Blasting ICE agents wearing masks, W. Va. judge points to case involving Chicago police officers
A federal judge in West Virginia has invoked a more than decade-old lawsuit against Chicago police officers to underscore what he called a constitutional failing in the Trump administration’s immigration enforcement tactics: the use of masked agents.
In an order last week, Judge Joseph Goodwin directed the release of an El Salvadoran man from federal custody and condemned masked U.S. Immigration and Customs Enforcement agents for concealing their identities during a Jan. 7 traffic stop they conducted because there was a plastic cover on the man’s license plate. The man said he was in the United States legally with a pending asylum case, a work permit and a driver’s license.
“An anonymous government is no government at all,” Goodwin wrote. “It cannot be held accountable. A masked agent freely uses force without justifying his actions and the public cannot name him to challenge his conduct. A regime of secret policing has no place in our society.”
He said the traffic stop violated the Fourth and Fifth amendments of the constitution. The ruling, issued Feb. 19, doesn’t bind courts in Chicago, which sit in a different federal appeals circuit. Still, lawyers said the opinion could serve as persuasive authority in cases challenging arrests by ICE or the Border Patrol in Illinois and elsewhere.
To bolster his reasoning, Goodwin pointed to a case that began in Chicago on a cold February night in 2013. Joseph Doornbos, then 35, stepped off a Red Line train at the Wilson Avenue station in Uptown after his work day at a Loop law firm where he was a customer service manager. He was headed to a friend’s house to watch a Blackhawks game when three plainclothes Chicago police officers approached him outside the station.
According to court records, Doornbos said one of the cops, whom he described as disheveled, ordered him to stop but didn't identify himself as a police officer.
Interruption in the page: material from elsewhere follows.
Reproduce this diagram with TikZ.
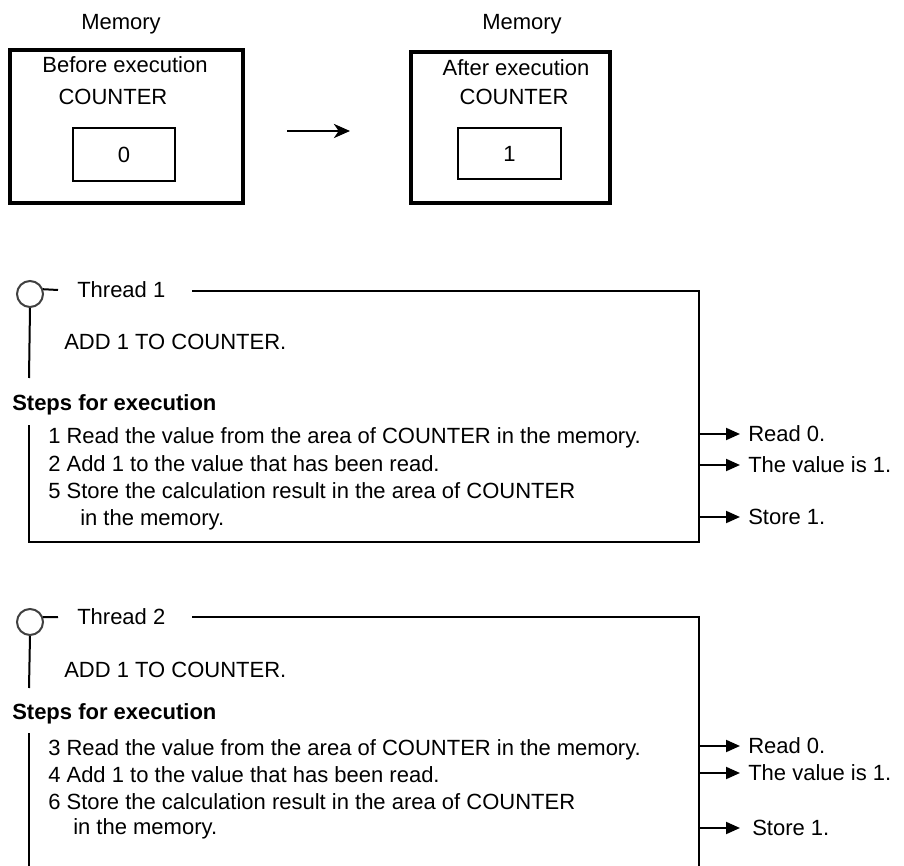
\documentclass[tikz,border=0pt]{standalone}
\usepackage{fontspec}
\setmainfont{Liberation Sans}
\usetikzlibrary{arrows.meta}
\tikzset{
  txt/.style={inner sep=0pt, text height=11.8pt, text depth=0pt, font=\fontsize{16.5}{19.8}\selectfont},
  ltxt/.style={txt, anchor=west},
  btxt/.style={txt, anchor=west, font=\fontsize{16.5}{19.8}\selectfont\bfseries},
  membox/.style={draw, line width=3pt, inner sep=0pt},
  valbox/.style={draw, line width=1.5pt, inner sep=0pt, font=\fontsize{16.5}{19.8}\selectfont},
  frame/.style={line width=1.5pt},
  knob/.style={draw=black!75, line width=1.5pt, circle, minimum size=26*0.75pt, inner sep=0pt},
  sarrow/.style={line width=1.5pt, -{Triangle[length=10.5pt,width=9pt]}},
  rtxt/.style={txt, anchor=west, inner xsep=6pt, inner ysep=0pt},
}
\begin{document}
\begin{tikzpicture}[x=0.75pt, y=-0.75pt]
\useasboundingbox (0,0) rectangle (904,866);

% ---- top: memory before / after ----
\node[txt] (mem1) at (121,22) {Memory};
\node[membox, minimum width=233*0.75pt, minimum height=153*0.75pt] (box1) at (126.5,126.5) {};
\node[txt] (before) at (125,65) {Before execution};
\node[txt] (cnt1) at (113,97) {COUNTER};
\node[valbox, minimum width=102*0.75pt, minimum height=53*0.75pt] (v0) at (124,154.5) {0};

\coordinate (ma) at (287,131);
\coordinate (mb) at (350,131);
\draw[line width=2pt, -{Stealth[length=12pt,width=10.5pt,inset=3.5pt]}] (ma) -- (mb);

\node[txt] (mem2) at (522,22) {Memory};
\node[membox, minimum width=199*0.75pt, minimum height=151*0.75pt] (box2) at (510.5,127.5) {};
\node[txt] (after) at (516,68) {After execution};
\node[txt] (cnt2) at (514,97) {COUNTER};
\node[valbox, minimum width=103*0.75pt, minimum height=51*0.75pt] (v1) at (509.5,153.5) {1};

% ---- Thread 1 ----
\node[knob] (k1) at (30,294) {};
\coordinate (k1t) at (58,290);
\draw[frame] (k1.20) -- (k1t);
\node[ltxt] (th1) at (77,290) {Thread 1};
\coordinate (t1a) at (192,291);
\coordinate (t1b) at (699,291);
\coordinate (t1c) at (699,542);
\coordinate (t1d) at (29,542);
\coordinate (t1e) at (29,425);
\coordinate (t1f) at (29,378);
\draw[frame] (t1a) -- (t1b) -- (t1c) -- (t1d) -- (t1e);
\draw[frame] (k1.south) -- (t1f);
\node[ltxt] (add1) at (64,342) {ADD 1 TO COUNTER.};
\node[btxt] (st1) at (12,403) {Steps for execution};
\node[ltxt] (s1) at (48,436) {1 Read the value from the area of COUNTER in the memory.};
\node[ltxt] (s2) at (48,464) {2 Add 1 to the value that has been read.};
\node[ltxt] (s5) at (48,491) {5 Store the calculation result in the area of COUNTER};
\node[ltxt] (s5b) at (80,518) {in the memory.};

\coordinate (r1a) at (699,434);
\coordinate (r1b) at (699,465);
\coordinate (r1c) at (699,517);
\node[rtxt] (o1a) at (740,434) {Read 0.};
\node[rtxt] (o1b) at (740,465) {The value is 1.};
\node[rtxt] (o1c) at (740,517) {Store 1.};
\draw[sarrow] (r1a) -- (o1a.west);
\draw[sarrow] (r1b) -- (o1b.west);
\draw[sarrow] (r1c) -- (o1c.west);

% ---- Thread 2 ----
\node[knob] (k2) at (30,622) {};
\coordinate (k2t) at (58,617);
\draw[frame] (k2.20) -- (k2t);
\node[ltxt] (th2) at (77,617) {Thread 2};
\coordinate (t2a) at (192,617);
\coordinate (t2b) at (699,617);
\coordinate (t2c) at (699,866);
\coordinate (t2e) at (29,733);
\coordinate (t2d) at (29,866);
\coordinate (t2f) at (29,688);
\draw[frame] (t2a) -- (t2b) -- (t2c);
\draw[frame] (t2e) -- (t2d);
\draw[frame] (k2.south) -- (t2f);
\node[ltxt] (add2) at (64,670) {ADD 1 TO COUNTER.};
\node[btxt] (st2) at (12,712) {Steps for execution};
\node[ltxt] (s3) at (48,748) {3 Read the value from the area of COUNTER in the memory.};
\node[ltxt] (s4) at (48,775) {4 Add 1 to the value that has been read.};
\node[ltxt] (s6) at (48,802) {6 Store the calculation result in the area of COUNTER};
\node[ltxt] (s6b) at (73,827) {in the memory.};

\coordinate (r2a) at (699,746);
\coordinate (r2b) at (699,773);
\coordinate (r2c) at (699,828);
\node[rtxt] (o2a) at (740,746) {Read 0.};
\node[rtxt] (o2b) at (740,773) {The value is 1.};
\node[rtxt, inner xsep=0pt] (o2c) at (752,828) {Store 1.};
\coordinate (o2cx) at (740,828);
\draw[sarrow] (r2a) -- (o2a.west);
\draw[sarrow] (r2b) -- (o2b.west);
\draw[sarrow] (r2c) -- (o2cx);
\end{tikzpicture}
\end{document}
Believing he was about to be robbed, he shouted for help, prompting bystanders to call 911. When Doornbos tried to flee, one officer tackled him and two others joined the struggle.
The officers contended that they stopped Doornbos because he was carrying an open beer can in a paper bag, an allegation he denied. During the arrest, police recovered $5 worth of marijuana from his coat pocket. Doornbos was charged with drug possession and resisting arrest but was acquitted after a Cook County trial.
He sued the officers in federal court. He lost that lawsuit, but the 7th U.S. Circuit Court of Appeals overturned the verdict in 2016, finding the trial judge had improperly instructed jurors.
“The jury asked the judge whether plainclothes officers are required to identify themselves when they conduct a stop,” the appeals court wrote. “The judge said no. We conclude that the answer is yes.”
With limited exceptions, the court held, officers in plain clothes must identify themselves when initiating a stop.
In 2018, Chicago officials agreed to pay $100,000 to settle the case.
The question of identification has since taken on new urgency as immigration enforcement has intensified in several cities, including Chicago and Minneapolis. During a series of deportation operations here last year, masked agents deployed tear gas and other crowd-control munitions against protesters. In two separate episodes last fall, masked officers shot people in vehicles: An immigrant driver was killed in Franklin Park, and a woman who’s a U.S. citizen was wounded in Brighton Park.
In Washington earlier this month, House Democrats moved to partially withhold funding from the Department of Homeland Security, demanding changes to immigration enforcement practices, including a prohibition on masks. Congress remains at a stalemate on the issue.
In his ruling, Goodwin said there’s a key difference between the Chicago case and what’s going on with DHS agents wearing masks.
“Immigration enforcement is distinguishable from the Doornbos officer in a material way: We are not merely dealing with a plainclothes officer who fails to self-identify — we are dealing with groups of masked individuals arriving in unmarked vehicles, without badges or a means of discerning who they are. They are the problem that the court in Doornbos foreshadowed: a presence indistinguishable from lawbreakers,” he wrote.
Goodwin rejected the government’s position that masks are necessary to ensure the safety of the federal agents.
Torreya Hamilton, one of Doornbos’s attorneys in the 2013 lawsuit and a former Cook County prosecutor, said Goodwin’s reliance on the case reflects the novelty of the issue.
“These judges are having to scour all over the country to find legal opinions to cite because until recently our law enforcement officers have not worn masks and driven around in rental cars without license plates,” Hamilton said. “The reason the West Virginia judge is citing to our Chicago case is because there is not a lot of law out there on this topic. It has long been a forbidden practice for an officer to hide his identity while acting on behalf of the government.”
She added that the principle at stake is a basic one.
“Like the police officers in my case, these ICE and border patrol agents are government employees and therefore we are their employers," Hamilton said. “And we have every right to hold them accountable for their conduct, which we can’t do unless we know who they are.”